Chess960 offers 960 possible starting positions. The starting position Chess960 must meet the following rules:

  • White pawns are placed on their orthodox home squares.
  • All remaining white pieces are placed on the first rank.
  • The white king is placed somewhere between the two white rooks.
  • The white bishops are placed on opposite-colored squares.
  • The black pieces are placed equal-and-opposite to the white pieces. For example, if white's king is placed on B1, then black's king is placed on B8.

There are many differnet procedures for creating a starting position. Within myChess.de the computer takes over this task if requested.

2.
Once the initial position is set up, the rules for play are the same as standard chess. Each player´s objective is to checkmate their opponent´s king.

3.
Chess960 allows each player to castle once per game. However, castling may only occur under the following conditions, which are extensions of the standard rules for castling:

  • After castling, the rook and king´s final positions are exactly the same positions as they would be in standard chess. Thus, after A-side castling (notated as O-O-O and known as queen-side castling in standard chess), the King is on C (C1 for White and C8 for Black) and the Rook is on D (D1 for White and D8 for Black).

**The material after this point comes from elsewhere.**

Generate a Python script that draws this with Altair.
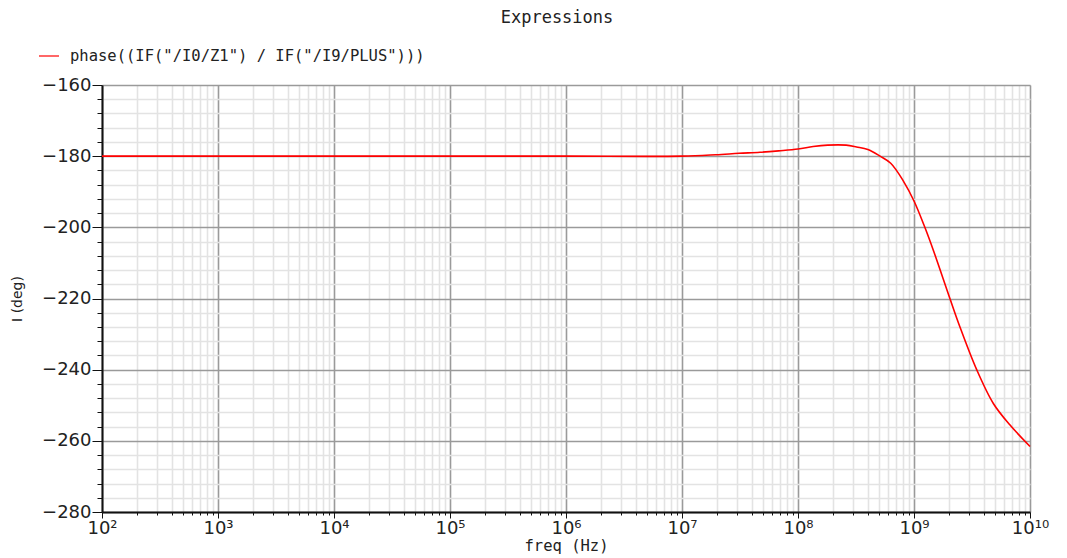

After H-side castling (notated as O-O and known as king-side castling in orthodox chess), the King is on G and the Rook is on F.
  • All the squares between the king´s initial and final squares (including the final square), and all of the squares between the rook´s initial and final squares (including the final square), must be vacant except for the king and castling rook.
  • Castling cannot capture any pieces.
  • The king and castling rook cannot "jump" over any pieces other than each other.
  • A player may castle at most once in a game. If a player moves his king or both of his initial rooks without castling, he may not castle during the rest of the game. Also he may not castle with a rook who has allready been moved.
  • The king may not be in check before or after castling.
  • All of the squares between the king´s initial and final squares (including the initial and final squares) must not be under attack by any opposing piece.

How to castle: When playing Chess960 move the king by drag & over the field of the rook you want to castle with.


Recording the game

Since the initial position is usually not the orthodox chess initial position, recorded games must also record the initial position. Games recorded using the Portable Game Notation (PGN) can record the initial position using Forsyth-Edwards Notation (FEN), as the value of the "FEN" tag. Castling is marked as O-O or O-O-O, just as in standard chess. Note that not all chess programs can handle castling correctly in Chess960 games (except if the initial position is the standard chess initial position). To correctly record a Chess960 game in PGN, an additional "Variant" tag must be used to identify the rules; the rule named "Fischerandom" is accepted by many chess programs as identifying Chess960.

FEN is capable of expressing all possible starting positions of Chess960. However, unmodified FEN cannot express all possible positions of a Chess960 game. In a game, a rook may move into the back row on the same side of the king as the other rook, or pawn(s) may be underpromoted into rook(s) and moved into the back row. If a rook is unmoved and can still castle, yet there is more than one rook on that side, FEN notation as traditionally interpreted is ambiguous. This is because FEN records that castling is possible on that side, but not which rook is still allowed to castle. A modification of FEN, FRC-FEN, has been devised to remove this ambiguity. In FRC-FEN, the castling markings "KQkq" have their expected meanings: "Q" and "q" means A-side castling is still legal (for white and black respectively), and "K" and "k" means H-side castling is still legal (for white and black respectively). However, if there is more than one rook on the baseline on the same side of the king, and the rook that can castle is not the outermost rook on that side, then the column letter of the rook that can castle is appended right after the related "K", "k", "Q", or "q". In other words, in FRC-FEN notation, castling potentials belong to the outermost rooks by default. This means that the maximum length of the castling value is 8 characters instead of 4 (KkQq plus 4 disambiguation characters), though positions needing that many characters are extremely improbable.